When did you start dancing?
I started dancing in 2005. I was 18, and I had just moved to America from Eastern Europe. Since I didn’t speak English, it was the only option I had for work. Those early days were a very scary and stressful time. But I’ve been dancing for almost ten years now, and my perspective has transformed completely. Dancing it’s no longer just a way of making money; it's a spiritual practice.
What prompted this evolution in thought?
My perspective started to shift upon discovering yoga and meditation. I've developed a way to work that complements my spiritual studies, and I believe it has a positive influence on the people I meet. A lot of people who go to strip clubs are just lonely. I meet a lot of people who are deficient in simple things like hugs. When I discovered that it wasn't ‘terrible’ people coming in to these places, that they were just… people, my whole perspective shifted.
What is the anatomy of your lap dance?
When I began this profession, I would concentrate on the sexual energy of the lap dance. The goal was to make a guy hard. I believed that this is what they paid money for. But then I realized that what people really desire is much bigger than that. The sexual part is so minute compared to the bigger picture - they are plagued with loneliness and just want to experience a connection with someone. Now, when I dance, I don't concentrate on the sexual part at all. I concentrate on my own personal state of mind, and I share that with my client. I focus on my own rhythm; I dance with a slowness, incorporating the sensuality of the way my hair moves, my scent the shadows my figure casts as I move… It’s a mediation. So that’s why I call my dance sacred, or tantric. It's not simply a lap dance; it's an art form. They cannot touch me, not even a finger. But that doesn’t mean that it’s not a very intimate experience. Clients still do get aroused when I dance for them, but it's not my purpose. When a man asks me if he can touch me in the private room, I say (holding her hand up) ‘NO. My breast is my temple. You cannot touch my temple. You can only pray on it.’
And they still go?
Of course they do! All the time.
Do you have any rituals that help you prepare for work?
I always wear my crystal. I have a beautiful citrine crystal that I only wear to work. Citrine doesn't absorb harsh energy. It reminds me that I am who I am, everywhere. If my environment changes, it's not going to change me on my spiritual path.
So you're the same person when you're Amber, and when you're off duty.

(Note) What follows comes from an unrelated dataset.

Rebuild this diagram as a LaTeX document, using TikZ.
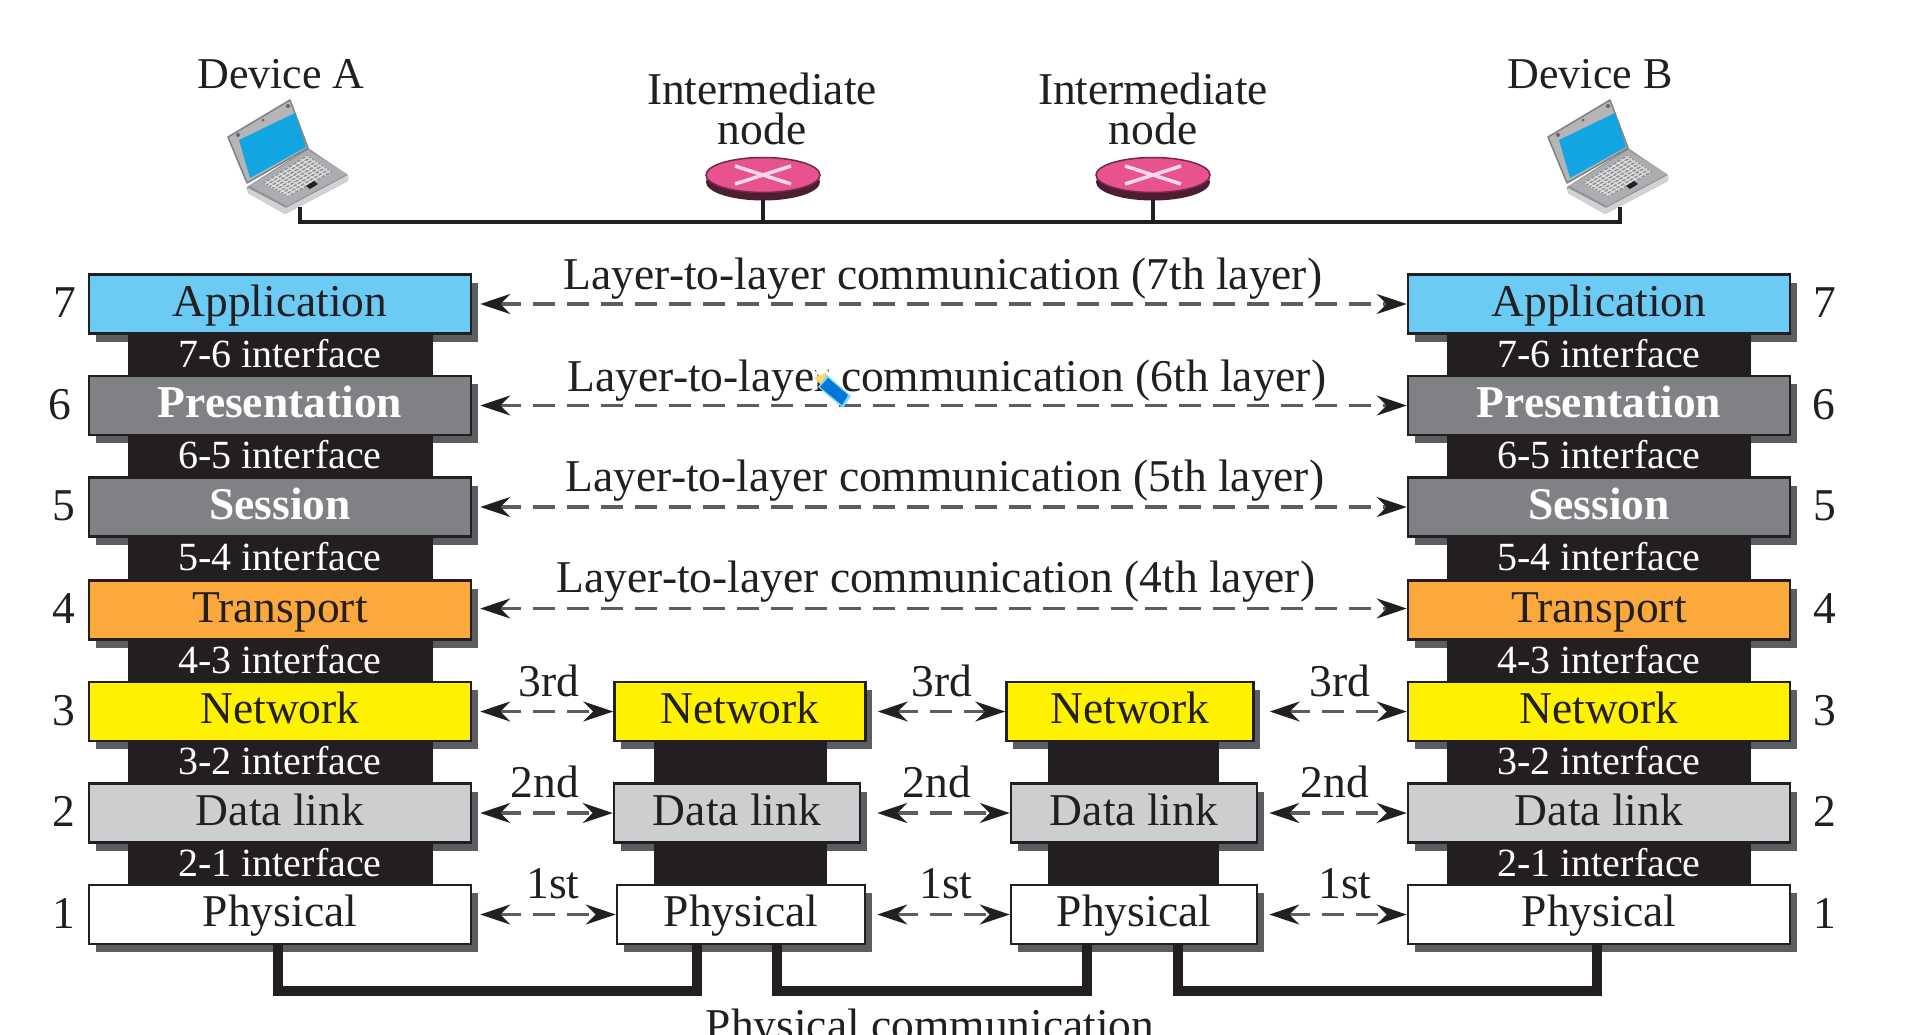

Yes. But Amber inspires me in all that I do. She is such a strong fucking warrior! In truth, she's my highest self. I become so strong at work. I'm trying to apply her strength to my regular life. I’m always learning from Amber, this character who appears at work. At work, I'm like, "Ok, I'm going to have 8 hours of movement meditation. I'm going to invite as many people into my space as possible.”
I really aspire to be more like her. In real life, I can be pretty human. I get angry when someone steps on my foot on the subway. But when I'm at work, I'm on duty. It's like Dakini duty. In Buddhist tradition, the Dakini woman is the Astral Dancer. She shares her wisdom with others. Feeling this way makes me so happy to go to work, because I know I’m going to learn new things and be challenged.
I consider work to be the darkest place in my life. I go into a dark room where there’s money, desire, sexual energy… prohibited things…. It's easy to sit in a temple and chant with like-minded people. But it’s the dark places where we face the toughest challenges where we grow the most.
What's your favorite thing to do when you're off duty?
Every day I have my ritualistic way to live. I wake up, meditate, do yoga… I run, as well. I'm a painter, and thankfully for this job, my schedule is very open. So whenever inspiration strikes, I can create. That freedom is important to me.